Source excerpt:
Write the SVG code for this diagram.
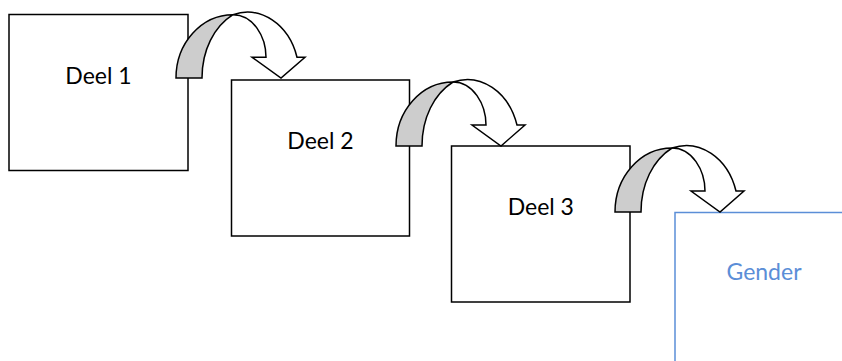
<svg xmlns="http://www.w3.org/2000/svg" width="842" height="361" viewBox="0 0 842 361">
  <style>
    .box { fill: #ffffff; stroke: #000000; stroke-width: 1.5; }
    .box-blue { fill: #ffffff; stroke: #5b8ed7; stroke-width: 1.5; }
    .label { font-family: Lato, "Liberation Sans", sans-serif; font-size: 23px; fill: #000000; text-anchor: middle; }
    .label-blue { fill: #5b8ed7; }
    .curl-back { fill: #cdcdcd; stroke: #000000; stroke-width: 1.5; stroke-linejoin: miter; }
    .curl-front { fill: #ffffff; stroke: #000000; stroke-width: 1.5; stroke-linejoin: miter; }
  </style>
  <defs>
    <!-- curved down arrow, origin at the bottom-left of the shaded back band -->
    <g id="curl">
      <path class="curl-back" d="M0,0 A57,64 0 0 1 57,-64 C38,-52 26,-28 26,0 Z"/>
      <path class="curl-front" d="M57,-64 A52,64 0 0 1 121,-21 L129,-21 L105,0 L76,-21 L90,-21 C90,-42 77,-64 57,-64 Z"/>
    </g>
  </defs>
  <rect width="842" height="361" fill="#ffffff"/>

  <g id="deel1">
    <rect class="box" x="9" y="14.5" width="179" height="156"/>
    <text class="label" x="98.5" y="84">Deel 1</text>
  </g>
  <g id="deel2">
    <rect class="box" x="231.5" y="80" width="178" height="156"/>
    <text class="label" x="320.5" y="149">Deel 2</text>
  </g>
  <g id="deel3">
    <rect class="box" x="451.5" y="146" width="178.5" height="156"/>
    <text class="label" x="540.8" y="215">Deel 3</text>
  </g>
  <g id="gender">
    <rect class="box-blue" x="675" y="212.5" width="179" height="156"/>
    <text class="label label-blue" x="764" y="280">Gender</text>
  </g>

  <g id="connectors">
    <use href="#curl" transform="translate(176,78) scale(1,0.99)"/>
    <use href="#curl" transform="translate(396,146)"/>
    <use href="#curl" transform="translate(615,212)"/>
  </g>
</svg>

Written exercise:
Output each line exactly; omit every picture.

Expected answer:
Write the SVG code for this diagram.
<svg xmlns="http://www.w3.org/2000/svg" width="842" height="361" viewBox="0 0 842 361">
  <style>
    .box { fill: #ffffff; stroke: #000000; stroke-width: 1.5; }
    .box-blue { fill: #ffffff; stroke: #5b8ed7; stroke-width: 1.5; }
    .label { font-family: Lato, "Liberation Sans", sans-serif; font-size: 23px; fill: #000000; text-anchor: middle; }
    .label-blue { fill: #5b8ed7; }
    .curl-back { fill: #cdcdcd; stroke: #000000; stroke-width: 1.5; stroke-linejoin: miter; }
    .curl-front { fill: #ffffff; stroke: #000000; stroke-width: 1.5; stroke-linejoin: miter; }
  </style>
  <defs>
    <!-- curved down arrow, origin at the bottom-left of the shaded back band -->
    <g id="curl">
      <path class="curl-back" d="M0,0 A57,64 0 0 1 57,-64 C38,-52 26,-28 26,0 Z"/>
      <path class="curl-front" d="M57,-64 A52,64 0 0 1 121,-21 L129,-21 L105,0 L76,-21 L90,-21 C90,-42 77,-64 57,-64 Z"/>
    </g>
  </defs>
  <rect width="842" height="361" fill="#ffffff"/>

  <g id="deel1">
    <rect class="box" x="9" y="14.5" width="179" height="156"/>
    <text class="label" x="98.5" y="84">Deel 1</text>
  </g>
  <g id="deel2">
    <rect class="box" x="231.5" y="80" width="178" height="156"/>
    <text class="label" x="320.5" y="149">Deel 2</text>
  </g>
  <g id="deel3">
    <rect class="box" x="451.5" y="146" width="178.5" height="156"/>
    <text class="label" x="540.8" y="215">Deel 3</text>
  </g>
  <g id="gender">
    <rect class="box-blue" x="675" y="212.5" width="179" height="156"/>
    <text class="label label-blue" x="764" y="280">Gender</text>
  </g>

  <g id="connectors">
    <use href="#curl" transform="translate(176,78) scale(1,0.99)"/>
    <use href="#curl" transform="translate(396,146)"/>
    <use href="#curl" transform="translate(615,212)"/>
  </g>
</svg>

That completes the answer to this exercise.